La crisis provocada por el fallido intento presidencial de expulsar al Jefe de la CICIG, Iván Velásquez, ha dejado muy claro que la sociedad está dividida. No tanto por las ideologías políticas in strictu sensu, pero sí por la forma en que pensamos debe enfrentarse la lucha contra la corrupción y las mafias enquistadas en el Estado.
Un país con la frágil institucionalidad de Guatemala no puede darse el lujo de estar tan profundamente fragmentado en algo tan elemental como la búsqueda de justicia y la aplicación de la ley.
Hace rato que lo vengo diciendo, pero después de esta sacudida, el tema es ineludible. Necesitamos generar un acuerdo que defina ámbito, tiempos y criterios para la lucha contra la corrupción: algo así como un marco de justicia transicional para la corrupción endémica, sistémica y generalizada que cooptó a la sociedad entera.
Mi propuesta no es de jurista --no lo soy-- sino de ciudadana con sentido común.
Las actuales autoridades, con el apoyo de CICIG, no tienen los recursos necesarios para investigar todos y cada uno de los casos de corrupción del pasado reciente: son tantos que resultaría imposible procesarlos todos.
Además, hay demasiada gente involucrada. ¿Qué hacemos? ¿Metemos al país entero a la cárcel? ¿En cuáles para comenzar, si no tenemos?
No existen ni siquiera las capacidades logísticas para investigar y procesar a todos y cada uno de los personajes que podrían tener "colas machucadas".
Existe ya el caso de un empresario de transnacional, acusado de financiamiento ilícito, que acudió a los tribunales con extrema discreción, confesó sus culpas, colaboró explicando todo lo que sabía y entregando medios de prueba, fue sancionado con penas reducidas y se le obligó a entregar una reparación económica por el daño causado. Ojo aquí con los verbos porque marcan una ruta: confesar, colaborar, expiar y reparar.
Estoy segura que con buena voluntad --y auténtico interés por erradicar la impunidad y buscar justicia-- se podría definir un camino de sumisión a la ley para muchas personas que hoy actúan presas del miedo.
Con eso se podría recuperar algo de paz social, pero no se transforma el sistema político. Ese ámbito también es urgente abordarlo, pues no podemos seguir con un Congreso siniestro como el actual.
Hay varios grupos políticos y académicos que ya han trabajado propuestas para reformar de fondo la ley electoral y de partidos políticos: hay que escucharlos y garantizar sí o sí, un nuevo andamiaje legal para la participación democrática.
Existen otros temas ineludibles, como la administración de justicia, que no de ahora, sino de hace muchos años, requiere de cambios esenciales, como afianzar la carrera judicial y la integración de cortes más independientes.
Diferencias entre nosotros siempre van a existir: si las hay en una familia, ¿cómo pretender que desaparezcan en una sociedad?
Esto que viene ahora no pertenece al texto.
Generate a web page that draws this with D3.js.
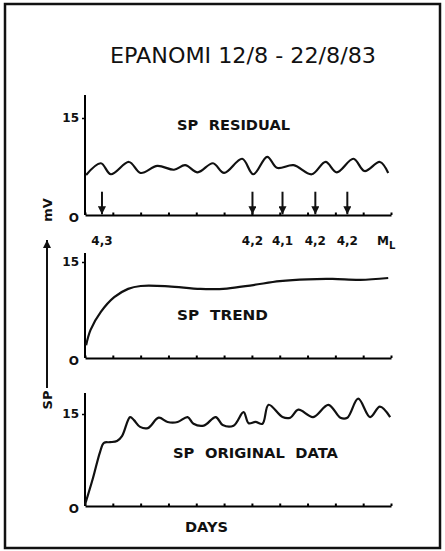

Lo que necesitamos es aprender a discutirlas, pero de una manera renovada y con ánimo de llegar a acuerdos que sí se cumplan y sí satisfagan los puntos irrenunciables.
Durante demasiado tiempo dejamos crecer la corrupción, la toleramos y la normalizamos. Basta ver nuestros índices de desarrollo y nuestras carreteras destruidas para entender a dónde nos ha llevado ese sistema. Es inviable --absolutamente insostenible-- seguir así.
Si no cambiamos ahora...no habrá punto de retorno posible.